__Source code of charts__

==*==

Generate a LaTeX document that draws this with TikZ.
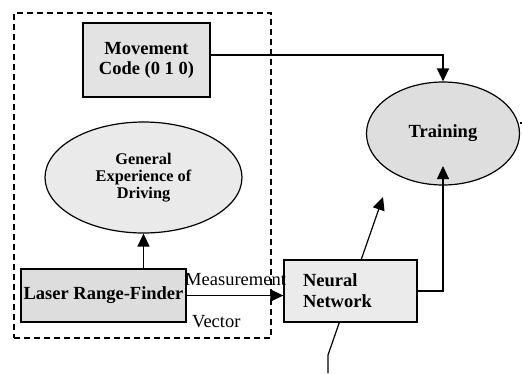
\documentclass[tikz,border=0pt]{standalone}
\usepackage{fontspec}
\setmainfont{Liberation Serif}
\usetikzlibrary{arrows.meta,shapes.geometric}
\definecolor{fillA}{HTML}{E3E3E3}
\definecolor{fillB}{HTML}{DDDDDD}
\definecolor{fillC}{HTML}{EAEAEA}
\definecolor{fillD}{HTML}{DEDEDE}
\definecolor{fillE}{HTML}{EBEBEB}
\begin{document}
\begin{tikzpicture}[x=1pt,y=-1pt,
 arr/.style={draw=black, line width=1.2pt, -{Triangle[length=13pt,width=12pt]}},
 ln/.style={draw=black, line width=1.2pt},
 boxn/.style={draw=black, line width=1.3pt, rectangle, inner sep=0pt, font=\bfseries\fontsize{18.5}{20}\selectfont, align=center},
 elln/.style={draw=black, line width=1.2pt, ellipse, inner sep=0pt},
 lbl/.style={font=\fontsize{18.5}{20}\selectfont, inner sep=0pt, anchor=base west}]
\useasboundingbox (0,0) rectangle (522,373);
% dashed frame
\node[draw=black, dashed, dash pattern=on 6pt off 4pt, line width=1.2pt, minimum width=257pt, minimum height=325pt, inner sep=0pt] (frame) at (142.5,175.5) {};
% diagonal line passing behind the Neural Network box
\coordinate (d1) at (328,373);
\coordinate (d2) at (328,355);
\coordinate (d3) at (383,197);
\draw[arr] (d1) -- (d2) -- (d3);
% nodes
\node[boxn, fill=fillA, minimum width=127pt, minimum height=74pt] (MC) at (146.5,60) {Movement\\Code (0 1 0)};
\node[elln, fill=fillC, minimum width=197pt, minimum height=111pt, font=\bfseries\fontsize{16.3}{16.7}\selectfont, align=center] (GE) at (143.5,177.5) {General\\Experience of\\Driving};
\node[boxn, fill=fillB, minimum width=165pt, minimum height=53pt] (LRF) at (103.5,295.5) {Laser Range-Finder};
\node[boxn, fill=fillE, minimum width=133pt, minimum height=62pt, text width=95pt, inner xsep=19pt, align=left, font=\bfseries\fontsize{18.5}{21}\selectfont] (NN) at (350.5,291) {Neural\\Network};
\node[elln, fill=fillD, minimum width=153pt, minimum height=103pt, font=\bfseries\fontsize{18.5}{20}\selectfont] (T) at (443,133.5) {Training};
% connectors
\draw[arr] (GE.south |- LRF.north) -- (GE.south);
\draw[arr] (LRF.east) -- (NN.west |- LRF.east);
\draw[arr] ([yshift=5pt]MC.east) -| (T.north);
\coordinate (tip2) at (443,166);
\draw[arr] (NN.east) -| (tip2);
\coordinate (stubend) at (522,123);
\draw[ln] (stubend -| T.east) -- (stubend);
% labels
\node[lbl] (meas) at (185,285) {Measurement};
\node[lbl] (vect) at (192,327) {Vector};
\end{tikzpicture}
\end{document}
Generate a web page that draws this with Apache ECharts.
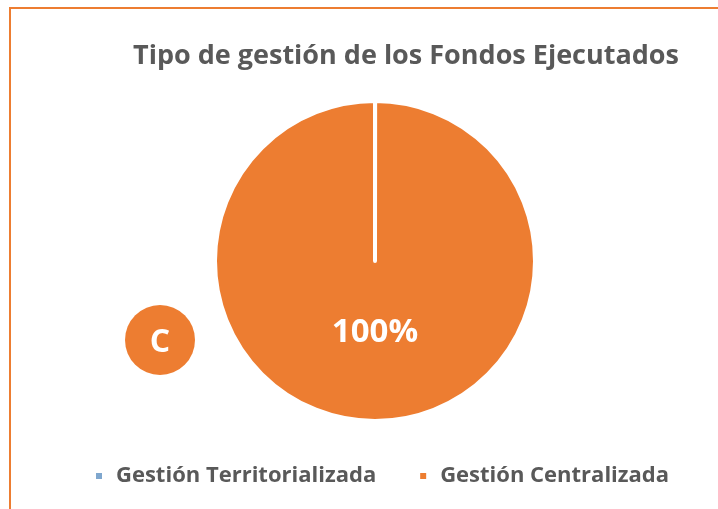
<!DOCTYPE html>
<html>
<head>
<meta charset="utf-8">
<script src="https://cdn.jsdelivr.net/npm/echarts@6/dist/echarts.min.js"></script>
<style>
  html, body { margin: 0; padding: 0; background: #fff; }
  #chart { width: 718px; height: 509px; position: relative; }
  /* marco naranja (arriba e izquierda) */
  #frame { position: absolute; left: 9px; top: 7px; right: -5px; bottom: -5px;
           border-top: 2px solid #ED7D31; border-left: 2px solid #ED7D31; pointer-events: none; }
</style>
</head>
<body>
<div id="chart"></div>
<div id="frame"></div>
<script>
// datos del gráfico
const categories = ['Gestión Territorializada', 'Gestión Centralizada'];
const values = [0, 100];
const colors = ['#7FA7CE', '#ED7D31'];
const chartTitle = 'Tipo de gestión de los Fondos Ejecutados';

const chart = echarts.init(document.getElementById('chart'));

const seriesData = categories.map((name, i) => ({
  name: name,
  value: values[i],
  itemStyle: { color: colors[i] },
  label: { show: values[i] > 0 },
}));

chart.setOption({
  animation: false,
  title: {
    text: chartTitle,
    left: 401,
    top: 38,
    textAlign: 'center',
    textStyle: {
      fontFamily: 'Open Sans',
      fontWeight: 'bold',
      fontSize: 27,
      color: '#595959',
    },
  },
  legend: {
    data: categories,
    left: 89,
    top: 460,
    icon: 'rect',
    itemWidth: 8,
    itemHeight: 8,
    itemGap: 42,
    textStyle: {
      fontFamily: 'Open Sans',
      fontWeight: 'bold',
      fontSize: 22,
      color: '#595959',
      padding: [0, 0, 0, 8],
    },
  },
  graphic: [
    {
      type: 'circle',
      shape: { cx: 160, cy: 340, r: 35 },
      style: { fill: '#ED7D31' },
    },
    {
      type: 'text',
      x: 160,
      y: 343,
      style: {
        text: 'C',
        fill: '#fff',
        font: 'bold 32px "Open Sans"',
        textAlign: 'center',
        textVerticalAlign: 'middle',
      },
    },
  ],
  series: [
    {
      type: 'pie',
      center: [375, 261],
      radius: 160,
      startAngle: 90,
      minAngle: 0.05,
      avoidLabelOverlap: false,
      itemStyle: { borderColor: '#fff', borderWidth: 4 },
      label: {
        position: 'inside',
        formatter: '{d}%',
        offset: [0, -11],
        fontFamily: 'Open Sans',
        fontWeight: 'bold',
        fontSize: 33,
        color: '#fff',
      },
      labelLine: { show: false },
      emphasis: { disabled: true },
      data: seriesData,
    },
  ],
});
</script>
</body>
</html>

==*==

__Goal__
Find all lines holding the string "with" and copy them.

__Correct result__
Generate a LaTeX document that draws this with TikZ.
Generate a web page that draws this with Apache ECharts.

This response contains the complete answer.